One of the major degradation mechanisms involves the catalyst and catalyst layer, including corrosion of the catalyst support leading to structural changes in the catalyst layer. Cathode catalyst layer thinning is regularly observed with increased losses associated with both catalyst activity and to mass transport limitations which are coupled to loss of porosity in the catalyst layer. Thinning of the catalyst layer can be due to loss of carbon through carbon corrosion or due to compaction and loss of void volume.  Carbon corrosion is induced by air/hydrogen (or hydrogen/air) fronts during shut-down/start-up which cause high potentials leading to carbon support corrosion.  The degree of the effect is dependent on many factors including the types of carbon utilized as the catalyst support, water content, and the anode catalyst layer. An example of cathode catalyst layer is changing porosity during carbon corrosion accelerated stress testing, where the initial catalyst layer porosity is approximately 40%, decreasing to 33% over 10 hours, and is only about 7% after 40 hours, as measured by TEM. A reduction of the median pore diameter of the carbon particles in the electrode structure is also measured.  Electrode structure degradation has been shown to occur in microscopically localized regions, with support corrosion leading to detachment and agglomeration of catalyst particles, while weakening of the carbon structure allows collapse of electrode pores and can severely limits gas transport.  Post-analysis, after drive cycle operation, shows localized bands of carbon corrosion that are correlated increased Pt particle sizes and closer Pt-Pt interparticle spacings. Thinning of the catalyst layer can be due to loss of carbon through carbon corrosion or due to compaction and loss of void volume.
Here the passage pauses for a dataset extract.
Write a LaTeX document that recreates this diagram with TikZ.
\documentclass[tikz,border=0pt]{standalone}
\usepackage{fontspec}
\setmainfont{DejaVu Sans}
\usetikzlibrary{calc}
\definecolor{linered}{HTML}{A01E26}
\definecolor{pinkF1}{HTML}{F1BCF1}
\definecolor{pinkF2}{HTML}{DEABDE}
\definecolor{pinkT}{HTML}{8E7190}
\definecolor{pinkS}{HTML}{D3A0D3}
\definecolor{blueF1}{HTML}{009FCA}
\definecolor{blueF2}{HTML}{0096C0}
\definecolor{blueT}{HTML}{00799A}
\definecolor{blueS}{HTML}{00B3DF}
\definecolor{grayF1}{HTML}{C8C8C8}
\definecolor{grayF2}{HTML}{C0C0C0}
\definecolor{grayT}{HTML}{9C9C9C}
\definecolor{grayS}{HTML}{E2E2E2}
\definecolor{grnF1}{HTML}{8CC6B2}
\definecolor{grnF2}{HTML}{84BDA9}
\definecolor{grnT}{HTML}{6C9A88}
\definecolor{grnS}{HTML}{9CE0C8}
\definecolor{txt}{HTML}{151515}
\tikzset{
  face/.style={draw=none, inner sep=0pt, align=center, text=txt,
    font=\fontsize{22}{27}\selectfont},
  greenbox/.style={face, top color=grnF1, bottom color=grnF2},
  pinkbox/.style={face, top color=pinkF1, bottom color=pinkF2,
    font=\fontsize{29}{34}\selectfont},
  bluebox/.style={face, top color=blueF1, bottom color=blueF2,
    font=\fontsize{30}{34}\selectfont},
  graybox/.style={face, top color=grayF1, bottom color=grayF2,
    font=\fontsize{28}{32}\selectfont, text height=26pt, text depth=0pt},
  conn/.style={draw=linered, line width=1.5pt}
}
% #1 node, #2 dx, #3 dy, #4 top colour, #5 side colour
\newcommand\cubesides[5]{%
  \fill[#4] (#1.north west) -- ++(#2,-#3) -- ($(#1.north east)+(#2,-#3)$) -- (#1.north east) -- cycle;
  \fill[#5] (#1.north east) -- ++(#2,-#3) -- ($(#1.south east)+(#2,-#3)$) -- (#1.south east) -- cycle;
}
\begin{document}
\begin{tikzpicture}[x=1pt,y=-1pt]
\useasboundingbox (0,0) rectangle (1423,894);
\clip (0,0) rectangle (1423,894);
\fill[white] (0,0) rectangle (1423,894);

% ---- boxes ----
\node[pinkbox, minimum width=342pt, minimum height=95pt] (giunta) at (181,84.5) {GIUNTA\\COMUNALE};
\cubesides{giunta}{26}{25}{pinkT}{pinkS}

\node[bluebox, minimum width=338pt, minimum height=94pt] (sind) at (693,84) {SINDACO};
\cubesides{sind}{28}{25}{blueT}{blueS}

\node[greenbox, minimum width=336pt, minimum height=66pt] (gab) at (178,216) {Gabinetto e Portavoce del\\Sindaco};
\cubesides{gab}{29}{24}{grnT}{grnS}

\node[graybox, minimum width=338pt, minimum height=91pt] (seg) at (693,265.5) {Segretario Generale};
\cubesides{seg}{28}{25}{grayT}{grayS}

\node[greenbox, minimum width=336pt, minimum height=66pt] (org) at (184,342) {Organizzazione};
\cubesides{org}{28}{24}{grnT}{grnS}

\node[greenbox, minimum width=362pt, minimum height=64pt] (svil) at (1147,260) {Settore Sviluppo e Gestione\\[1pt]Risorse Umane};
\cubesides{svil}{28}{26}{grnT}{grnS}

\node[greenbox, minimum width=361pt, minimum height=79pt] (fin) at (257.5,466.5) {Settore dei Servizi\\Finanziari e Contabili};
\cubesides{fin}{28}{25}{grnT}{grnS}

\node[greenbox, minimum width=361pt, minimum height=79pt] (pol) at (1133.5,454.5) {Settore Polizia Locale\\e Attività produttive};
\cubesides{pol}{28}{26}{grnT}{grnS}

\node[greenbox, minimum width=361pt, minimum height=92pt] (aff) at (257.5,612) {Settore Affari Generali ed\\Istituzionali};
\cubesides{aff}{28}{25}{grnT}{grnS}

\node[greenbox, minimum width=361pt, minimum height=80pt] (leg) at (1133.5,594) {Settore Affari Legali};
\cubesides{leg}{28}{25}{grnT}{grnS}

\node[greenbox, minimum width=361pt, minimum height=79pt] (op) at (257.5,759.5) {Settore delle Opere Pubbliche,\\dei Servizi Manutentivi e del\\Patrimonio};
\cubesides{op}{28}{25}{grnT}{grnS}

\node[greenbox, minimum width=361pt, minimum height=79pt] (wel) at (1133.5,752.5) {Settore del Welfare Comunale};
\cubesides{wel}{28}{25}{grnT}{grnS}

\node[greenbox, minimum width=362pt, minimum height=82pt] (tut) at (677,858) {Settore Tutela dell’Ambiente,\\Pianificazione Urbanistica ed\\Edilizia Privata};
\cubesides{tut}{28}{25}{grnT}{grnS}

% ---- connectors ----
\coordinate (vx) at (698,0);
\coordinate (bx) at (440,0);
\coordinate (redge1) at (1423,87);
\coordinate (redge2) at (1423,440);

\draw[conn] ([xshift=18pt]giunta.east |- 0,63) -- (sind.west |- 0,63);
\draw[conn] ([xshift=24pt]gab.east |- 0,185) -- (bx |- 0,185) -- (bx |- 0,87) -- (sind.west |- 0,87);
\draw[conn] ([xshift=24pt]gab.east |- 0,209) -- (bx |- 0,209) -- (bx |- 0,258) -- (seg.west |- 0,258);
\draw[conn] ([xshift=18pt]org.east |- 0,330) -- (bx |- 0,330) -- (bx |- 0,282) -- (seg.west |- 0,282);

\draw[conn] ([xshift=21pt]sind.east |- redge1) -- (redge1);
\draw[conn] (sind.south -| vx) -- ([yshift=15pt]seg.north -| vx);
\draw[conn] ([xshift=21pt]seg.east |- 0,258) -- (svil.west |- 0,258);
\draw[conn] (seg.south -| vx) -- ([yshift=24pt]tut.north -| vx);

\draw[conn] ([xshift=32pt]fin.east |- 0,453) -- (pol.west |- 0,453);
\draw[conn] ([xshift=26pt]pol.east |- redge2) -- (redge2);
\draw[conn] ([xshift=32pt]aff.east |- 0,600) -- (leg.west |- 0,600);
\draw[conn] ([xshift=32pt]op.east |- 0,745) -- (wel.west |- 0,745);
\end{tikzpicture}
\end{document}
Membrane degradation has been noted to affect both the membrane and the electrode structure.  After testing, post-characterization detects electrode regions (channel area) where less Nafion (less fluorine signal) compared to the rest of the electrode surface. Other regions show bands where no electrode is bonded to the membrane surface. Characterization also shows regions (under the lands) where a part of the membrane remained attached to the catalyst layer. In this region, there was a delamination of the membrane from the PTFE reinforcement. Delamination of the membrane from the PTFE reinforcement has also been noted with a large amount of particles (analyzed as Si-O by EDS) present along the two reinforcement interfaces. At the cathode side, the membrane (between the reinforcement and the cathode electrode layer) has virtually been removed.

The material design and fabrication methods of producing the catalyst layer can greatly affect the catalyst layer durability.  Utilization of different electrode materials can stabilize the catalyst layer void volume, thus preventing a portion of the performance loss.